----- Data rows

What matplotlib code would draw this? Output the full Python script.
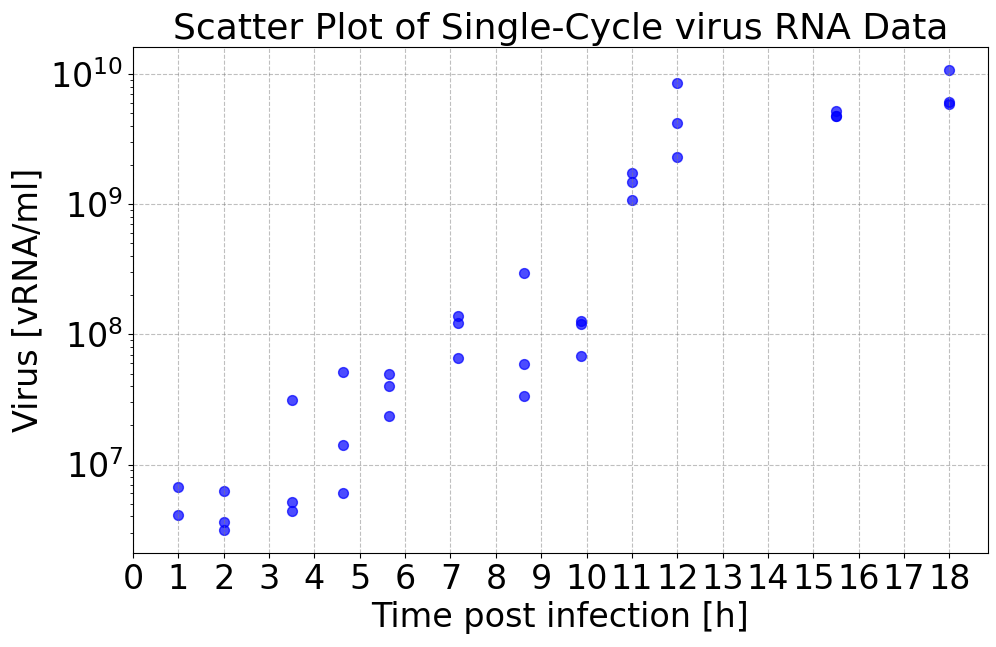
import matplotlib
matplotlib.use("Agg")
import matplotlib.pyplot as plt

# time post infection [h] and measured virus RNA [vRNA/ml]
time_h = [
    1, 1,
    2, 2, 2,
    3.5, 3.5, 3.5,
    4.63, 4.63, 4.63,
    5.65, 5.65, 5.65,
    7.17, 7.17, 7.17,
    8.63, 8.63, 8.63,
    9.88, 9.88, 9.88,
    11, 11, 11,
    12, 12, 12,
    15.5, 15.5, 15.5,
    18, 18, 18,
]
virus = [
    6.7e6, 4.06e6,
    6.25e6, 3.63e6, 3.14e6,
    3.13e7, 5.14e6, 4.39e6,
    5.16e7, 1.42e7, 6.07e6,
    4.99e7, 4.01e7, 2.38e7,
    1.39e8, 1.23e8, 6.58e7,
    2.98e8, 5.88e7, 3.34e7,
    1.27e8, 1.2e8, 6.85e7,
    1.74e9, 1.49e9, 1.08e9,
    8.53e9, 4.21e9, 2.29e9,
    5.18e9, 4.8e9, 4.75e9,
    1.07e10, 6.07e9, 5.93e9,
]
xticks = list(range(0, 19))

fig, ax = plt.subplots(figsize=(9.96, 6.47), dpi=100)
fig.subplots_adjust(left=0.1335, right=0.992, top=0.927, bottom=0.1453)

ax.scatter(time_h, virus, color="blue", alpha=0.7, s=50)
ax.set_yscale("log")
ax.set_xticks(xticks)
ax.set_title("Scatter Plot of Single-Cycle virus RNA Data", fontsize=26)
ax.set_xlabel("Time post infection [h]", fontsize=24)
ax.set_ylabel("Virus [vRNA/ml]", fontsize=24)
ax.tick_params(axis="both", which="major", labelsize=24)
ax.grid(True, linestyle="--", color="gray", alpha=0.5)

fig.savefig("out.png", dpi=100)
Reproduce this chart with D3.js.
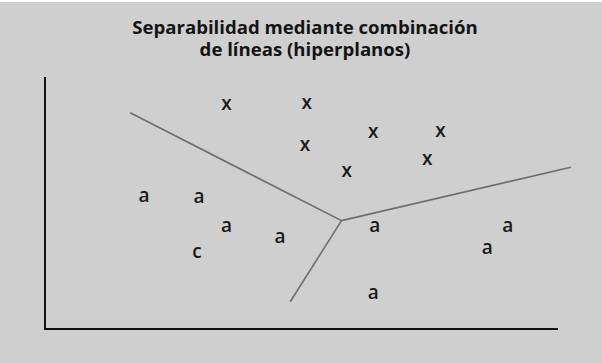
<!DOCTYPE html>
<html>
<head>
<meta charset="utf-8">
<script src="https://cdn.jsdelivr.net/npm/d3@7"></script>
<style>
  html, body { margin: 0; padding: 0; background: #ffffff; }
  svg { display: block; }
</style>
</head>
<body>
<div id="chart"></div>
<script>
// Chart data (axis units 0..10 on both axes)
const titleLines = ["Separabilidad mediante combinación", "de líneas (hiperplanos)"];

const crossX = [3.54, 5.10, 6.40, 7.71, 5.07, 5.88, 7.45];
const crossY = [8.89, 8.93, 7.79, 7.83, 7.26, 6.23, 6.73];

const classAX = [1.93, 3.00, 3.54, 4.58, 6.43, 9.02, 8.62, 6.40];
const classAY = [5.23, 5.19, 4.06, 3.60, 4.06, 4.06, 3.17, 1.39];

const classCX = [2.96];
const classCY = [3.03];

// separating segments: junction point and three ends
const junction = [5.78, 4.30];
const segmentEnds = [[1.66, 8.58], [10.25, 6.42], [4.78, 1.08]];

const W = 602, H = 363;
const margin = { top: 77, right: 44, bottom: 34, left: 45 };

function render() {
    const svg = d3.select("#chart").append("svg")
        .attr("width", W).attr("height", H);

    svg.append("rect").attr("width", W).attr("height", H).attr("fill", "#ffffff");
    svg.append("rect").attr("y", 2).attr("width", W).attr("height", H - 2).attr("fill", "#cfcfcf");

    const x = d3.scaleLinear().domain([0, 10]).range([margin.left, W - margin.right]);
    const y = d3.scaleLinear().domain([0, 10]).range([H - margin.bottom, margin.top]);

    // title, one text per line
    svg.append("g").selectAll("text").data(titleLines).join("text")
        .attr("x", 305)
        .attr("y", (d, i) => 33.5 + i * 22)
        .attr("text-anchor", "middle")
        .attr("font-family", "'Open Sans', sans-serif")
        .attr("font-weight", "bold")
        .attr("font-size", 18.6)
        .attr("fill", "#141414")
        .text(d => d);

    // axes (plain lines, no ticks)
    const axisG = svg.append("g");
    axisG.append("line")
        .attr("x1", x(0)).attr("x2", x(0))
        .attr("y1", y(10)).attr("y2", y(0))
        .attr("stroke", "#111").attr("stroke-width", 2);
    axisG.append("line")
        .attr("x1", x(0) - 1).attr("x2", x(10))
        .attr("y1", y(0)).attr("y2", y(0))
        .attr("stroke", "#111").attr("stroke-width", 2);

    // separating lines
    svg.append("g").selectAll("line").data(segmentEnds).join("line")
        .attr("x1", x(junction[0])).attr("y1", y(junction[1]))
        .attr("x2", d => x(d[0])).attr("y2", d => y(d[1]))
        .attr("stroke", "#6e6e6e").attr("stroke-width", 1.6);

    // point labels
    const groups = [
        { label: "x", xs: crossX, ys: crossY },
        { label: "a", xs: classAX, ys: classAY },
        { label: "c", xs: classCX, ys: classCY }
    ];
    groups.forEach(g => {
        svg.append("g").selectAll("text").data(g.xs).join("text")
            .attr("x", d => x(d))
            .attr("y", (d, i) => y(g.ys[i]))
            .attr("dy", "0.27em")
            .attr("text-anchor", "middle")
            .attr("font-family", "'Open Sans', sans-serif")
            .attr("font-weight", 600)
            .attr("font-size", 19)
            .attr("fill", "#1a1a1a")
            .text(g.label);
    });
}

document.addEventListener("DOMContentLoaded", render);
</script>
</body>
</html>
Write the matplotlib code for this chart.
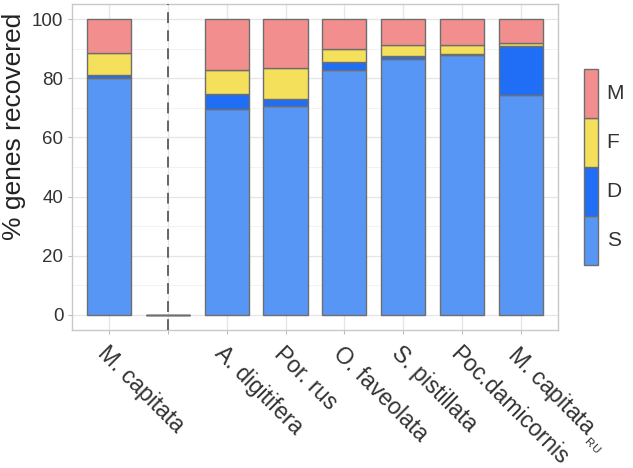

----------

- Instructions for the task -
Hand back the exact lines from the start of the entries to the line with "right=0.992, top=0.927, bottom=0.1453)", both ends kept and pictures left out.

- Solution for this task -
What matplotlib code would draw this? Output the full Python script.
import matplotlib
matplotlib.use("Agg")
import matplotlib.pyplot as plt

# time post infection [h] and measured virus RNA [vRNA/ml]
time_h = [
    1, 1,
    2, 2, 2,
    3.5, 3.5, 3.5,
    4.63, 4.63, 4.63,
    5.65, 5.65, 5.65,
    7.17, 7.17, 7.17,
    8.63, 8.63, 8.63,
    9.88, 9.88, 9.88,
    11, 11, 11,
    12, 12, 12,
    15.5, 15.5, 15.5,
    18, 18, 18,
]
virus = [
    6.7e6, 4.06e6,
    6.25e6, 3.63e6, 3.14e6,
    3.13e7, 5.14e6, 4.39e6,
    5.16e7, 1.42e7, 6.07e6,
    4.99e7, 4.01e7, 2.38e7,
    1.39e8, 1.23e8, 6.58e7,
    2.98e8, 5.88e7, 3.34e7,
    1.27e8, 1.2e8, 6.85e7,
    1.74e9, 1.49e9, 1.08e9,
    8.53e9, 4.21e9, 2.29e9,
    5.18e9, 4.8e9, 4.75e9,
    1.07e10, 6.07e9, 5.93e9,
]
xticks = list(range(0, 19))

fig, ax = plt.subplots(figsize=(9.96, 6.47), dpi=100)
fig.subplots_adjust(left=0.1335, right=0.992, top=0.927, bottom=0.1453)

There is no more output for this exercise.